Given exercise: Every line below that mentions the word "React" should be copied out.

Data provided:
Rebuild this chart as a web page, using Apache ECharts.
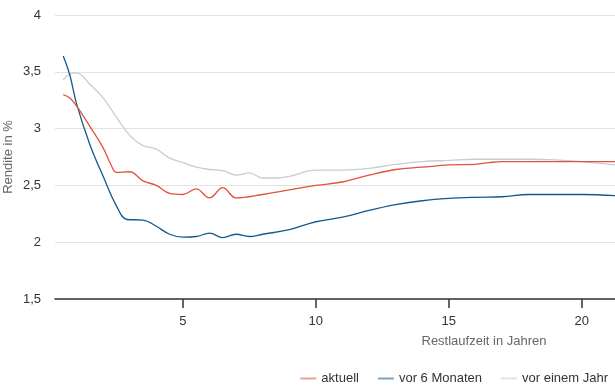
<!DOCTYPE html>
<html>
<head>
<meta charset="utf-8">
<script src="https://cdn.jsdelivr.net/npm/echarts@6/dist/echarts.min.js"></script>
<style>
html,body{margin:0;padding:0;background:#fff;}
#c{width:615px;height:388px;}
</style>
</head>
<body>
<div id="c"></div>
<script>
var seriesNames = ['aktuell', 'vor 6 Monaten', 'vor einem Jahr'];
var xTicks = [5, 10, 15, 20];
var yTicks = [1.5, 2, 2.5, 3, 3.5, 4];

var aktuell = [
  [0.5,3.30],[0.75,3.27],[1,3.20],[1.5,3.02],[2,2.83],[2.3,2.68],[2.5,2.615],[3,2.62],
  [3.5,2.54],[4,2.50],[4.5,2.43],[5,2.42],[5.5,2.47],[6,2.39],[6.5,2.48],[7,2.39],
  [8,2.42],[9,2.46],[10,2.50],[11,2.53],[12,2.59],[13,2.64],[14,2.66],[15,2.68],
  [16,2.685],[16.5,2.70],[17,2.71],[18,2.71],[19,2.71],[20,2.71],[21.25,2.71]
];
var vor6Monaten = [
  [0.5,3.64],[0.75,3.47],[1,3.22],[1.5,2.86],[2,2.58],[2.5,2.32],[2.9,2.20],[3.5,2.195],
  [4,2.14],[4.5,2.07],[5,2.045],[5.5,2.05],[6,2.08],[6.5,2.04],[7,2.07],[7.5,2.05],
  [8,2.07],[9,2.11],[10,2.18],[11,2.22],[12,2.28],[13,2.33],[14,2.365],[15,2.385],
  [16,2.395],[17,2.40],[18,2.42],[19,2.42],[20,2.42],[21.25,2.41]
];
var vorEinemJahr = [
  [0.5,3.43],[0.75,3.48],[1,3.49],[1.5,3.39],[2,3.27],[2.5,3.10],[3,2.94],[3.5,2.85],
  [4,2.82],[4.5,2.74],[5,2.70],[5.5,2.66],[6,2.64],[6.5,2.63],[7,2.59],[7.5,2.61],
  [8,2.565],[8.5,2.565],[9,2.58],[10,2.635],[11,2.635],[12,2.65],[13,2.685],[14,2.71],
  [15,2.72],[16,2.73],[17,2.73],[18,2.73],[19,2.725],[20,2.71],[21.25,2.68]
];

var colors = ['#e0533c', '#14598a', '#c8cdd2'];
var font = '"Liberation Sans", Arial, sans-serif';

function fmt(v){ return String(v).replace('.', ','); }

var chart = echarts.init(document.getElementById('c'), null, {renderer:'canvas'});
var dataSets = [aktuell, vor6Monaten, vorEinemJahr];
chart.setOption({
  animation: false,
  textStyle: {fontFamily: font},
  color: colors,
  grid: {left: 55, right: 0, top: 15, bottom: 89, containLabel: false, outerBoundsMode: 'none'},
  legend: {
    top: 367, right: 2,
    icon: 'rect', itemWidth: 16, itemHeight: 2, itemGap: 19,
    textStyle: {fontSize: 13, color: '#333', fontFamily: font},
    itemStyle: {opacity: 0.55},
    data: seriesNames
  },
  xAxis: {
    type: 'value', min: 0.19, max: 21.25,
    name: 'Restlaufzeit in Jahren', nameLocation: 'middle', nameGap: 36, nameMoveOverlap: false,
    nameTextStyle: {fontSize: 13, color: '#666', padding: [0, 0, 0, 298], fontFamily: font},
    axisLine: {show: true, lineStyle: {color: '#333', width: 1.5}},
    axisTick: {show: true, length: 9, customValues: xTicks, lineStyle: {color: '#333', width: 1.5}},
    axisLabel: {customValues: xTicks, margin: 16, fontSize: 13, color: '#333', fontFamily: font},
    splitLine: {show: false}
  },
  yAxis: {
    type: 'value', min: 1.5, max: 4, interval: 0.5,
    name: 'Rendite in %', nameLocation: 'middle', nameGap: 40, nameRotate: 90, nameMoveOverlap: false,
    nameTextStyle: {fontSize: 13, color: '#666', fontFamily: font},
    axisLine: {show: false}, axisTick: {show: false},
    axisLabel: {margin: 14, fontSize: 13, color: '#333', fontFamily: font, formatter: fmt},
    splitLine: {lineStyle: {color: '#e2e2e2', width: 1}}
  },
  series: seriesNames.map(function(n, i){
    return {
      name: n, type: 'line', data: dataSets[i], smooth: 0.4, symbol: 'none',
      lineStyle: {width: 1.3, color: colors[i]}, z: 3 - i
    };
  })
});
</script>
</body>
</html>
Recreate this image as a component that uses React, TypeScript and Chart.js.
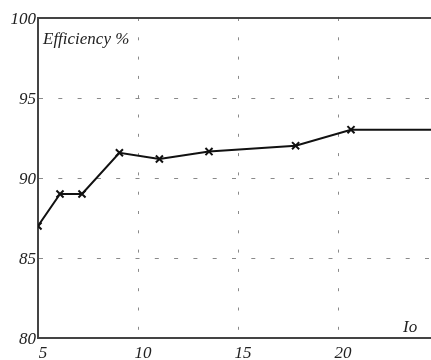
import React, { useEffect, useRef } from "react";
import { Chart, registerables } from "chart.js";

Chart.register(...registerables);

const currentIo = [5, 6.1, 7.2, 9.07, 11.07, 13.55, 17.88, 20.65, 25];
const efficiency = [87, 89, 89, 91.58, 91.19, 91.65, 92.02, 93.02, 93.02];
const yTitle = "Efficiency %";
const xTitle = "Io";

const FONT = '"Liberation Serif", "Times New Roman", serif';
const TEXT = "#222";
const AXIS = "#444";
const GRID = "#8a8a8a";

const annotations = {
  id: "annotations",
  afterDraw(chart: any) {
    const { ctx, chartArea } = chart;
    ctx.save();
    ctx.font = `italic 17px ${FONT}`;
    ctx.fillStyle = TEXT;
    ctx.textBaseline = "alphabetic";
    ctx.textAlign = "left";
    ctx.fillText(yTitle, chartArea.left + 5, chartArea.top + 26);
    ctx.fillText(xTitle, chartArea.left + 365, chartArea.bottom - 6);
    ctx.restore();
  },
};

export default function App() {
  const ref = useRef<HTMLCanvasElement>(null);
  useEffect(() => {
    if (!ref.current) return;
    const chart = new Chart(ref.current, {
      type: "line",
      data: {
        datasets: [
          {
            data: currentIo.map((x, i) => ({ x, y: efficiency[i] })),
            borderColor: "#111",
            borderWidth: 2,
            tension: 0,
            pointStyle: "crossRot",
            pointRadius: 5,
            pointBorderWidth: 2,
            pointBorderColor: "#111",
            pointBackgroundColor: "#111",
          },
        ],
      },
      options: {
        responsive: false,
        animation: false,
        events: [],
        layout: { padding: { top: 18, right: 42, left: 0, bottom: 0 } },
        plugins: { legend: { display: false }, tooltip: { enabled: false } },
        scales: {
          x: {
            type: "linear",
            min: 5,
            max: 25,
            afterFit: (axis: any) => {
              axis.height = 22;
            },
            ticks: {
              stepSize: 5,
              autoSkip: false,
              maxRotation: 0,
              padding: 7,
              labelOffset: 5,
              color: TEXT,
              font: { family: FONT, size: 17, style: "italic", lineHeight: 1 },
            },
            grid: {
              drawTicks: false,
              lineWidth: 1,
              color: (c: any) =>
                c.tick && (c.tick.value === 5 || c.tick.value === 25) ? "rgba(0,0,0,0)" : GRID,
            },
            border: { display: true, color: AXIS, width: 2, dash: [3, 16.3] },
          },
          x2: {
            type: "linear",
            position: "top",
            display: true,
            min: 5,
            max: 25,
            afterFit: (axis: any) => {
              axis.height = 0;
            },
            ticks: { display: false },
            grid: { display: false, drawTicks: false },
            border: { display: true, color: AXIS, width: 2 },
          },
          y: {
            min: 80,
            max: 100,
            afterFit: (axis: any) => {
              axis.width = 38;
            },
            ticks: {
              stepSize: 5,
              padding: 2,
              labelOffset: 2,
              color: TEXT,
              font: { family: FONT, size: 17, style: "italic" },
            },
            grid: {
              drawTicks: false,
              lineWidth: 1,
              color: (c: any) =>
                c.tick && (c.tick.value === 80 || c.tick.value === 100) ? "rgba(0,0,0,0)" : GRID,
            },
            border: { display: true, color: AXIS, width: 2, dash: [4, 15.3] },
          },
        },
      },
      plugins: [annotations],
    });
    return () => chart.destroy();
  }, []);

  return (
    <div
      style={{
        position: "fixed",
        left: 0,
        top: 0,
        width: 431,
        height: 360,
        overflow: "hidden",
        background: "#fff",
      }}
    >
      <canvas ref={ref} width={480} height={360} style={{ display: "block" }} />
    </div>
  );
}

Written reply:
Recreate this image as a component that uses React, TypeScript and Chart.js.
import React, { useEffect, useRef } from "react";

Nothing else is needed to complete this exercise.